KENSAI Product Update: 3 New Detection Rules, Sitemap Access Fix, and Same-Day Multilingual Publishing

KENSAI shipped three new scanner rules, fixed sitemap access that blocked crawlers, and tightened the multilingual blog pipeline so same-day posts stay aligned across all supported locales.


What shipped today

Today's product update is simple: better detection, better publishing hygiene, and better crawlability. We tightened three parts of the KENSAI pipeline that were creating friction between research, publishing, and search visibility.

The result is less glamorous than a shiny new dashboard, but far more useful: more findings caught automatically, fewer silent publishing mismatches across languages, and sitemap files that crawlers can actually fetch.

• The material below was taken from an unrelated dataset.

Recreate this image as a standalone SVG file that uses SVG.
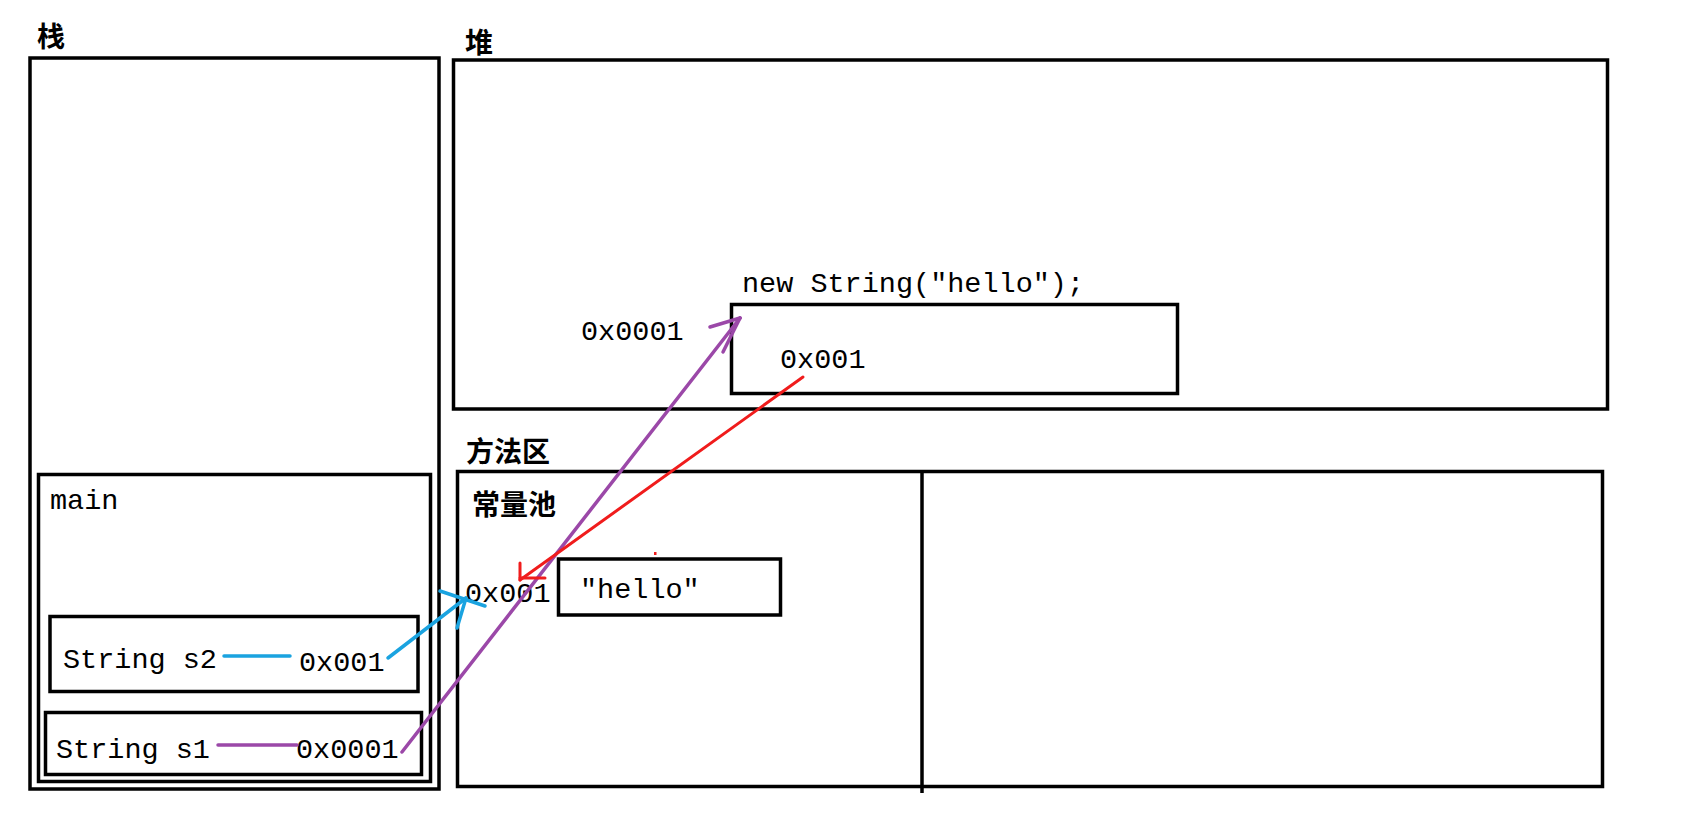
<svg xmlns="http://www.w3.org/2000/svg" width="1707" height="838" viewBox="0 0 1707 838">
<style>
.box{fill:none;stroke:#000;stroke-width:3.5}
.t{font-family:"Liberation Mono","DejaVu Sans Mono",monospace;font-size:28.5px;fill:#000}
.c{font-family:"Noto Sans CJK SC",sans-serif;font-size:28px;fill:#000;font-weight:bold}
.blue{stroke:#1aa3e0;stroke-width:3.5;fill:none;stroke-linecap:round}
.purple{stroke:#9b48a8;stroke-width:3.5;fill:none;stroke-linecap:round}
.red{stroke:#f01c1c;stroke-width:3;fill:none;stroke-linecap:round}
</style>
<rect width="1707" height="838" fill="#fff"/>
<g id="stack">
<text class="c" x="37" y="47">栈</text>
<rect class="box" x="30" y="58" width="409" height="731"/>
</g>
<g id="main">
<rect class="box" x="38.5" y="474.5" width="392" height="307"/>
<text class="t" x="50" y="509">main</text>
</g>
<g id="s2">
<rect class="box" x="50" y="616.5" width="368" height="75"/>
<text class="t" x="63" y="668">String s2</text>
<text class="t" x="299" y="671">0x001</text>
</g>
<g id="s1">
<rect class="box" x="45.5" y="712.5" width="376" height="62"/>
<text class="t" x="56" y="758">String s1</text>
<text class="t" x="296" y="758">0x0001</text>
</g>
<g id="heap">
<text class="c" x="465" y="53">堆</text>
<rect class="box" x="453.5" y="60" width="1154" height="349"/>
<text class="t" x="581" y="340">0x0001</text>
</g>
<g id="newString">
<text class="t" x="742" y="292">new String("hello");</text>
<rect class="box" x="731.5" y="304.5" width="446" height="89"/>
<text class="t" x="780" y="368">0x001</text>
</g>
<g id="methodArea">
<text class="c" x="466" y="462">方法区</text>
<rect class="box" x="457.5" y="471.5" width="1145" height="315"/>
<line x1="922" y1="471" x2="922" y2="793" stroke="#000" stroke-width="3.5"/>
</g>
<g id="constPool">
<text class="c" x="472" y="515">常量池</text>
<text class="t" x="465" y="602">0x001</text>
<rect class="box" x="558.5" y="559" width="222" height="56"/>
<text class="t" x="580" y="598">"hello"</text>
</g>
<g id="connectors">
<line class="blue" x1="224" y1="656" x2="290" y2="656"/>
<line class="blue" x1="388" y1="658" x2="466" y2="598"/>
<line class="blue" x1="440" y1="591" x2="485" y2="606"/>
<line class="blue" x1="466" y1="598" x2="457" y2="628"/>
<line class="purple" x1="218" y1="745" x2="297" y2="745"/>
<line class="purple" x1="402" y1="752" x2="740" y2="318"/>
<line class="purple" x1="740" y1="318" x2="710" y2="327"/>
<line class="purple" x1="740" y1="318" x2="723" y2="352"/>
<line class="red" x1="803" y1="377" x2="520" y2="580"/>
<line class="red" x1="520" y1="580" x2="520" y2="563"/>
<line class="red" x1="520" y1="578" x2="545" y2="578"/>
<rect x="654" y="552" width="2.5" height="3" fill="#f01c1c"/>
</g>
</svg>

1) Detection coverage expanded with three new rules

The scanner gained three new rules extracted from real finding patterns: hardcoded credentials in source or config files, sensitive data disclosure in public responses, and a compound CORS-plus-information-disclosure rule for endpoints that leak data while also trusting the wrong origins.

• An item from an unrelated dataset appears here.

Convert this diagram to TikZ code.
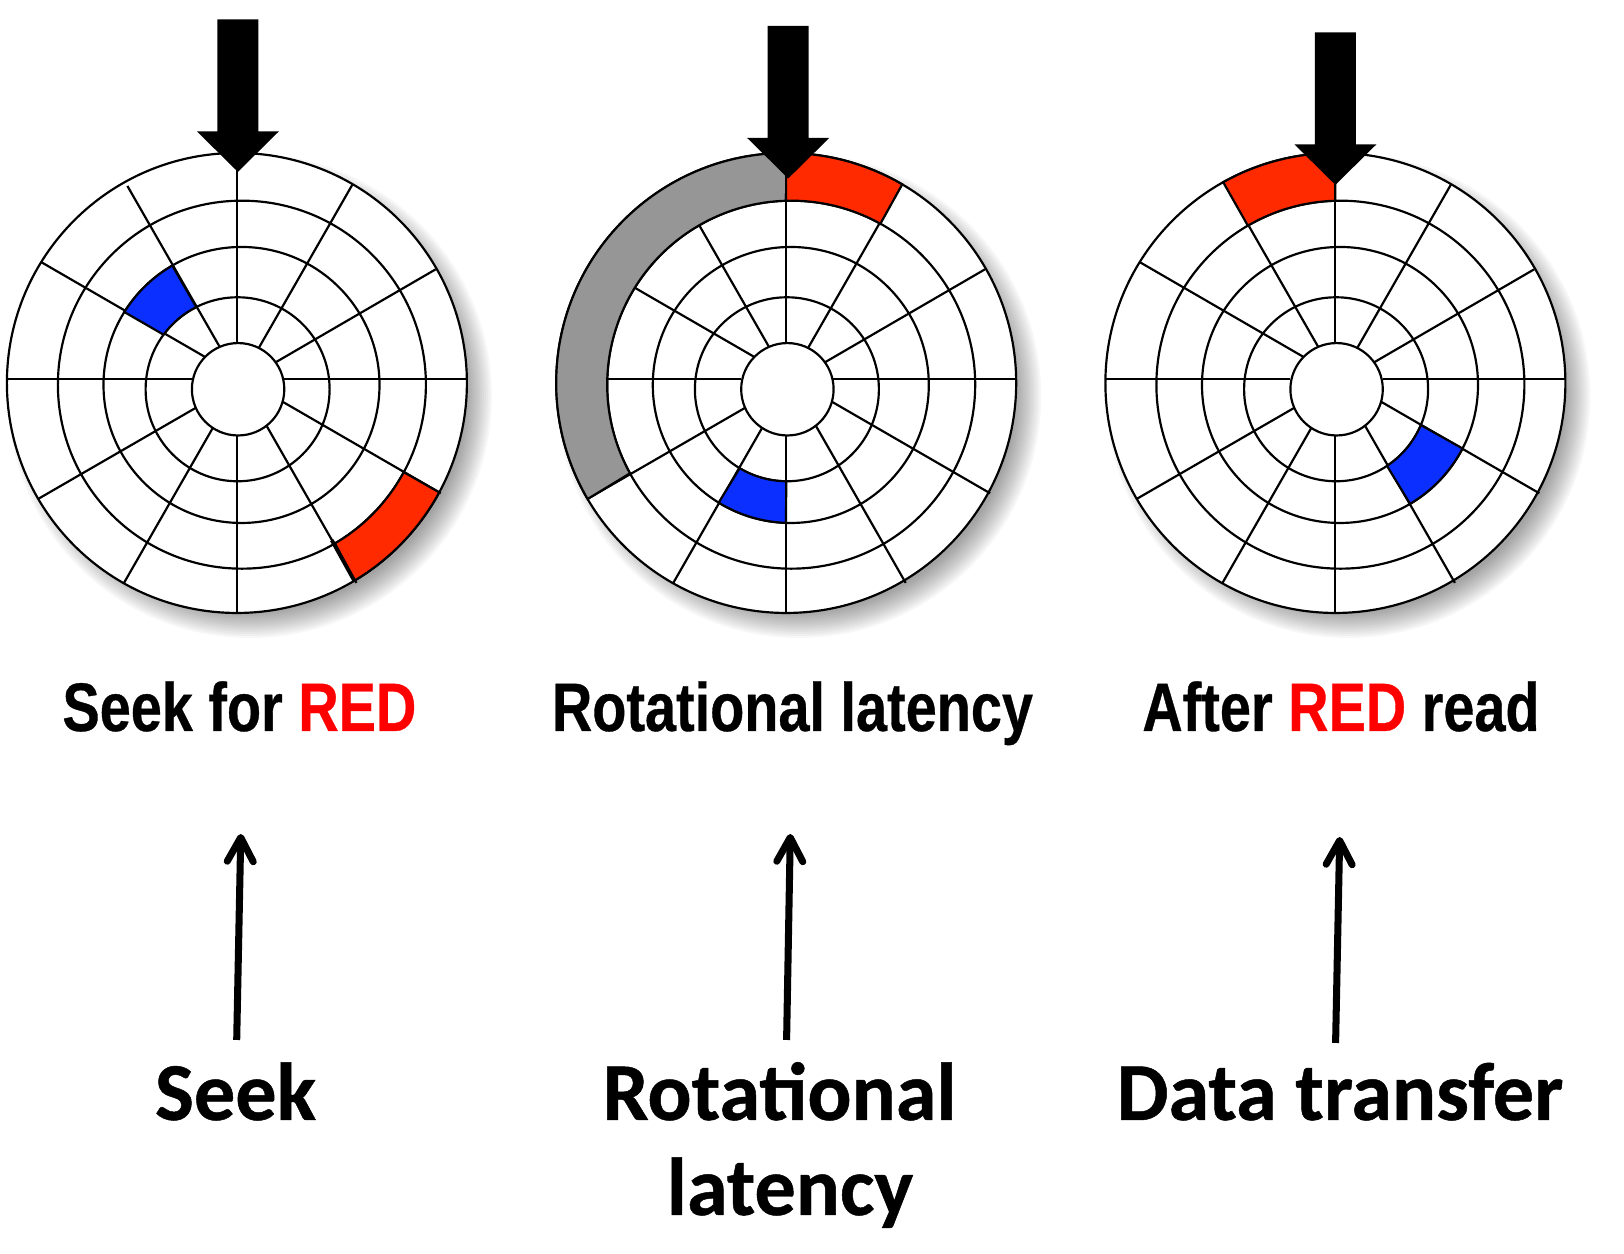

We also folded in patterns seen around listable S3 buckets and exposed telemetry or key material in frontend responses. That matters because these are the kinds of issues that keep showing up in production, keep getting missed in manual sweeps, and keep turning into expensive embarrassment later.

2) Same-day multilingual publishing is now stricter

We cleaned up the blog freshness logic and the locale syncing path so same-day publishing stops drifting between English and translated indexes. The rule is blunt for a reason: if the English post exists, the matching locale post needs to exist in its own locale index on the same day.

That sounds obvious, but broken automation loves obvious rules. Tightening the index discipline reduces overview mismatches, keeps localized blog pages fresher, and avoids the stupidest possible SEO failure: publishing content while hiding it from your own language pages.

3) Sitemap access for crawlers was repaired

We also fixed a real SEO footgun. Sitemap URLs were returning 403 because the web server could not traverse part of the filesystem path under the workspace root. Once that directory traversal permission issue was corrected, the checked sitemap endpoints returned 200 again.

This is exactly the kind of bug that looks harmless from inside the app and quietly kills discoverability from the outside. If your sitemap is blocked, your publishing cadence stops mattering because crawlers never get the clean inventory of URLs they need.

Why this matters

Security products win on trust, not vibes. Detection quality matters. Publishing reliability matters. Crawlability matters. If any of those break, you do extra work for worse outcomes.

Today's changes make the pipeline more honest: findings discovered by research are easier to encode as reusable rules, posts are harder to leave half-published across languages, and search engines get the files they expect.

What ships next

Next up: keep expanding detection from real-world findings, keep closing translation and index consistency gaps, and keep removing the tiny infrastructure mistakes that sabotage distribution. The boring plumbing is usually where the real leverage hides.